System design and capacity selection is naturally, critical, particularly if the heat pump is required to cover 100% of the heating load and, in the UK, capacity must be determined on the basis that the ambient temperature rarely drops far below zero for more than relatively short periods. On the rare occasions when it does fall below a pre-determined set level, a small electrical booster heater will provide the supplementary heat needed.
As the market expands, further improvements in heat pump COPs can be expected and during the next few years, international and national government legislation will no doubt, drive the technology onwards and upwards.
In this regard, initiatives such as the so called ‘Merton’, effect, encapsulated in the government’s Policy Planning Statement number 22, which requires all new commercial buildings of more than 1,000m2 to generate a minimum of 10% of their energy requirements from renewable sources, merely reflects acceptance that the heat pump has well and truly, come of age in the UK.
ALTHERMA is Daikin’s residential air-to-water heat pump system. Its main components are an outdoor unit and an indoor hydro-box. In heating mode, Altherma provides low temperature water to underfloor heating and/or radiator circuits.

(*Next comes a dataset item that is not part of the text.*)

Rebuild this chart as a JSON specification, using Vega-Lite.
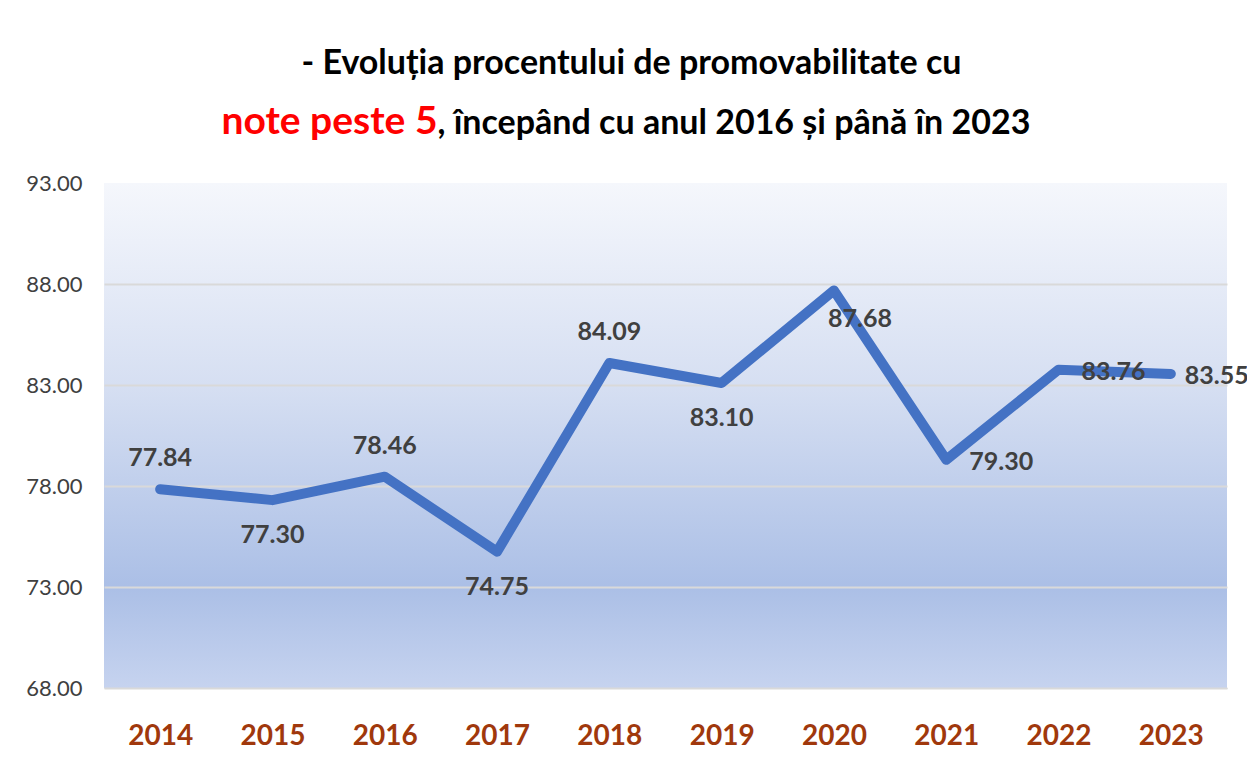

The domestic hot water option can heat to 65ºC or above via a purpose built stainless steel tank, the lower part of which is heated by water from the heat pump to 55ºC. The electric booster heater in the upper part of the tank boosts the water temperature when required
The domestic hot water facility can also be extended for use in conjunction with solar heating panels, a special kit enabling the water tank to be connected to a solar collector and hot water production via the solar collector prioritised by built in control.
If this is unable to generate sufficient energy, the system switches automatically to heat pump operation or the electric booster heater in the water tank. This adds between 30 and 70% of the solar heated water to the heat pump system, which also uses solar heated air to provide the rest.